Tuesday, January 04, 2011

An Open Letter to Samuel Clemens


Hey MT, I wanted to let you know you've created quite a stir in your wake.

But perhaps you knew you would do that.

After all, you asked that your autobiography be published 100 years after your death in 1910. I would too, if I held your beliefs long before the rest of the country. I also would fear retaliation against my kin if I believed in the worth of all humankind the way you did when it was not the accepted position of the time. Your belief that all people are created equal -- regardless of skin color -- was pretty radical for your time. And your tongue-in-cheek way of showing that ignorance, by highlighting racial inequities in your writing, was lost to many both then and now.

I have to say, when I first read "Tom Sawyer" and "Huckleberry Finn" in junior high and high school I was not inclined to start calling black people "niggers" or Native American "injuns" because it was written in your books. Instead I questioned those words, wondering why it was they were given to people with skin a different color than my own. It wasn't until I later read "Cowslip" that I understood the impact slavery had on people. As an adult my reading of "The Known World" and "The Narrative of the Life of Federick Douglass" deepened that understanding. I can't wait to dig in to your autobiography, now that it is finally out, to uncover more of your thoughts on the "situation" at the time.

Now people want to sanitize your writing, to remove the words that you purposefully included to highlight the thinking that was ingrained in people's minds at the time, the wrongs that were being done.

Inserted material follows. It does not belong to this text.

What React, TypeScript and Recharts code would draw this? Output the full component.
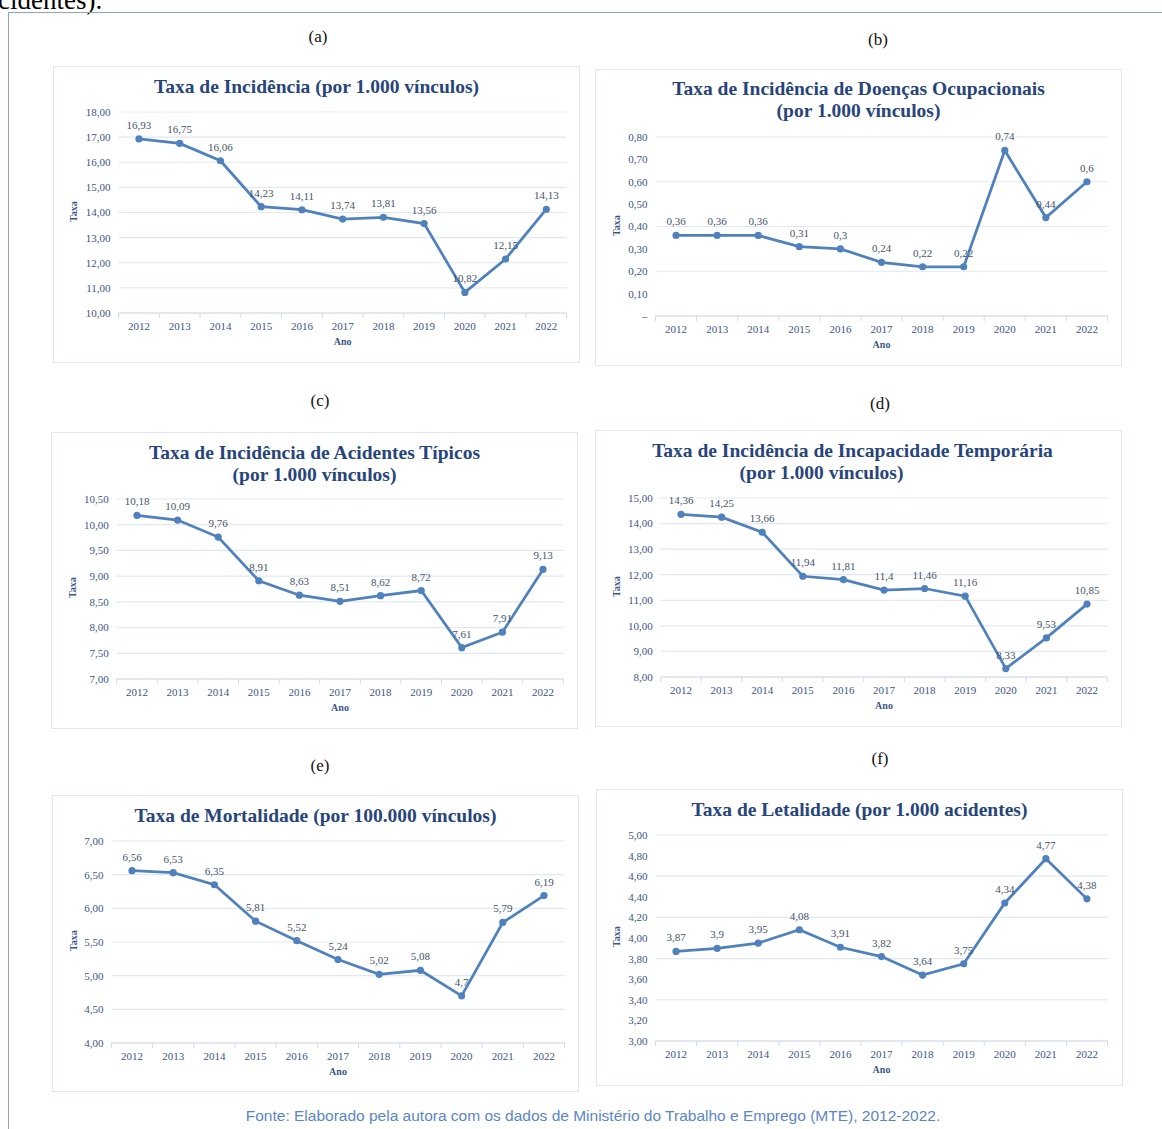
import { LineChart, Line, XAxis, YAxis, CartesianGrid, LabelList } from 'recharts';

const years = ['2012', '2013', '2014', '2015', '2016', '2017', '2018', '2019', '2020', '2021', '2022'];

const incidencia = [16.93, 16.75, 16.06, 14.23, 14.11, 13.74, 13.81, 13.56, 10.82, 12.15, 14.13];
const doencas = [0.36, 0.36, 0.36, 0.31, 0.3, 0.24, 0.22, 0.22, 0.74, 0.44, 0.6];
const tipicos = [10.18, 10.09, 9.76, 8.91, 8.63, 8.51, 8.62, 8.72, 7.61, 7.91, 9.13];
const incapacidade = [14.36, 14.25, 13.66, 11.94, 11.81, 11.4, 11.46, 11.16, 8.33, 9.53, 10.85];
const mortalidade = [6.56, 6.53, 6.35, 5.81, 5.52, 5.24, 5.02, 5.08, 4.7, 5.79, 6.19];
const letalidade = [3.87, 3.9, 3.95, 4.08, 3.91, 3.82, 3.64, 3.75, 4.34, 4.77, 4.38];

const ticksA = [10, 11, 12, 13, 14, 15, 16, 17, 18];
const ticksB = [0, 0.1, 0.2, 0.3, 0.4, 0.5, 0.6, 0.7, 0.8];
const ticksC = [7, 7.5, 8, 8.5, 9, 9.5, 10, 10.5];
const ticksD = [8, 9, 10, 11, 12, 13, 14, 15];
const ticksE = [4, 4.5, 5, 5.5, 6, 6.5, 7];
const ticksF = [3, 3.2, 3.4, 3.6, 3.8, 4, 4.2, 4.4, 4.6, 4.8, 5];

const BLUE = '#4f81bd';
const TITLE = '#27457a';
const TICK = '#3b5687';
const LABEL = '#44546a';
const GRID = '#e1e8f2';
const AXIS = '#d3dbe8';
const SERIF = '"Liberation Serif", "Times New Roman", serif';

const W = 525;
const H = 295;

type PanelProps = {
  letter: string;
  letterPos: [number, number];
  title: string[];
  titleY: number[];
  titleShift?: number[];
  values: number[];
  ticks: number[];
  box: [number, number];
  plot: [number, number, number, number]; // left, right, top, bottom (page coords)
  taxaX: number;
  dashZero?: boolean;
};

const fmtTick = (v: number, dashZero?: boolean) =>
  dashZero && v === 0 ? '–' : v.toFixed(2).replace('.', ',');
const fmtLabel = (v: any) => String(v).replace('.', ',');

function Panel(p: PanelProps) {
  const [bx, by] = p.box;
  const [pl, pr, pt, pb] = p.plot;
  const L = pl - bx;
  const R = pr - bx;
  const T = pt - by;
  const B = pb - by;
  const step = (R - L) / years.length;
  const data = years.map((y, i) => ({ year: y, v: p.values[i] }));
  const cx = (pl + pr) / 2;

  // year label plus the little tick marks between categories
  const YearTick = (props: any) => {
    const { x, payload, index } = props;
    return (
      <g>
        {index === 0 && <line x1={x - step / 2} x2={x - step / 2} y1={B} y2={B + 5} stroke={AXIS} />}
        <line x1={x + step / 2} x2={x + step / 2} y1={B} y2={B + 5} stroke={AXIS} />
        <text x={x} y={B + 17} textAnchor="middle" fill={TICK} fontSize={11} fontFamily={SERIF}>
          {payload.value}
        </text>
      </g>
    );
  };

  return (
    <>
      <div
        style={{
          position: 'absolute', left: p.letterPos[0] - 40, top: p.letterPos[1] - 11, width: 80,
          textAlign: 'center', fontFamily: SERIF, fontSize: 17, color: '#111',
        }}
      >
        {p.letter}
      </div>
      <div
        style={{
          position: 'absolute', left: bx, top: by, width: W, height: H,
          outline: '1px solid #e2e7ee', background: '#fff',
        }}
      >
        <LineChart width={W} height={H} data={data} margin={{ top: T, right: W - R, bottom: 0, left: 0 }}>
          <CartesianGrid vertical={false} stroke={GRID} strokeWidth={1.2} />
          <XAxis
            dataKey="year"
            height={H - B}
            padding={{ left: step / 2, right: step / 2 }}
            axisLine={{ stroke: AXIS }}
            tickLine={false}
            tick={<YearTick />}
            interval={0}
          />
          <YAxis
            width={L}
            domain={[p.ticks[0], p.ticks[p.ticks.length - 1]]}
            ticks={p.ticks}
            axisLine={false}
            tickLine={false}
            tick={{ fill: TICK, fontSize: 11, fontFamily: SERIF }}
            tickFormatter={(v: number) => fmtTick(v, p.dashZero)}
          />
          <Line
            type="linear"
            dataKey="v"
            stroke={BLUE}
            strokeWidth={2.75}
            dot={{ r: 3.6, fill: BLUE, stroke: BLUE, strokeWidth: 0 }}
            isAnimationActive={false}
          >
            <LabelList
              dataKey="v"
              position="top"
              offset={10}
              formatter={fmtLabel}
              style={{ fill: LABEL, fontSize: 11, fontFamily: SERIF }}
            />
          </Line>
        </LineChart>
      </div>
      {p.title.map((t, i) => (
        <div
          key={i}
          style={{
            position: 'absolute', left: bx + (p.titleShift ? p.titleShift[i] : 0), top: p.titleY[i] - 12,
            width: W, textAlign: 'center',
            fontFamily: SERIF, fontWeight: 700, fontSize: 19.5, color: TITLE, whiteSpace: 'nowrap',
          }}
        >
          {t}
        </div>
      ))}
      <div
        style={{
          position: 'absolute', left: cx - 30, top: pb + 23, width: 60, textAlign: 'center',
          fontFamily: SERIF, fontWeight: 700, fontSize: 10, color: TICK,
        }}
      >
        Ano
      </div>
      <div
        style={{
          position: 'absolute', left: p.taxaX - 30, top: (pt + pb) / 2 - 7, width: 60, textAlign: 'center',
          fontFamily: SERIF, fontWeight: 700, fontSize: 10, color: TICK, transform: 'rotate(-90deg)',
        }}
      >
        Taxa
      </div>
    </>
  );
}

export default function App() {
  return (
    <div style={{ position: 'absolute', left: 0, top: 0, width: 1162, height: 1129, overflow: 'hidden', background: '#fff' }}>
      <div style={{ position: 'absolute', left: -14, top: -15, fontFamily: SERIF, fontSize: 27, color: '#000', lineHeight: '30px' }}>
        acidentes).
      </div>
      <div style={{ position: 'absolute', left: 8, top: 12, width: 1, height: 1117, background: '#8ea3c8' }} />
      <div style={{ position: 'absolute', left: 8, top: 12, width: 1154, height: 1, background: '#8ea3c8' }} />

      <Panel
        letter="(a)" letterPos={[318, 38]}
        title={['Taxa de Incidência (por 1.000 vínculos)']} titleY={[88]}
        values={incidencia} ticks={ticksA}
        box={[54, 67]} plot={[118.6, 566.7, 112, 313]} taxaX={73}
      />
      <Panel
        letter="(b)" letterPos={[878, 41]}
        title={['Taxa de Incidência de Doenças Ocupacionais', '(por 1.000 vínculos)']} titleY={[90, 112]}
        values={doencas} ticks={ticksB}
        box={[596, 70]} plot={[655.5, 1107.5, 137, 316]} taxaX={616} dashZero
      />
      <Panel
        letter="(c)" letterPos={[320, 402]}
        title={['Taxa de Incidência de Acidentes Típicos', '(por 1.000 vínculos)']} titleY={[454, 476]}
        values={tipicos} ticks={ticksC}
        box={[52, 433]} plot={[116.7, 563.3, 499, 679]} taxaX={72}
      />
      <Panel
        letter="(d)" letterPos={[880, 405]}
        title={['Taxa de Incidência de Incapacidade Temporária', '(por 1.000 vínculos)']} titleY={[452, 474]}
        titleShift={[-6, -37]}
        values={incapacidade} ticks={ticksD}
        box={[596, 431]} plot={[660.7, 1107.3, 498, 677]} taxaX={616}
      />
      <Panel
        letter="(e)" letterPos={[320, 767]}
        title={['Taxa de Mortalidade (por 100.000 vínculos)']} titleY={[817]}
        values={mortalidade} ticks={ticksE}
        box={[53, 796]} plot={[111.4, 564.6, 841, 1043]} taxaX={73}
      />
      <Panel
        letter="(f)" letterPos={[880, 760]}
        title={['Taxa de Letalidade (por 1.000 acidentes)']} titleY={[811]}
        values={letalidade} ticks={ticksF}
        box={[597, 790]} plot={[655.5, 1107.5, 835, 1041]} taxaX={616}
      />

      <div
        style={{
          position: 'absolute', left: 0, top: 1107, width: 1186, textAlign: 'center',
          fontFamily: '"Liberation Sans Narrow", "Liberation Sans", sans-serif', fontSize: 15.5, color: '#5b86c5',
        }}
      >
        Fonte: Elaborado pela autora com os dados de Ministério do Trabalho e Emprego (MTE), 2012-2022.
      </div>
    </div>
  );
}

The inhumanity is clear without using such awful words, people say, why inflame the situation by using those words?

Because today they ARE terrible and at the time that you wrote them, they were not.

So I will advocate that we leave your writings as they were written, to make bare to the world how far we have come.  Thank you, Mark Twain, for giving us something to debate and challenge for generations beyond you, for generations to come.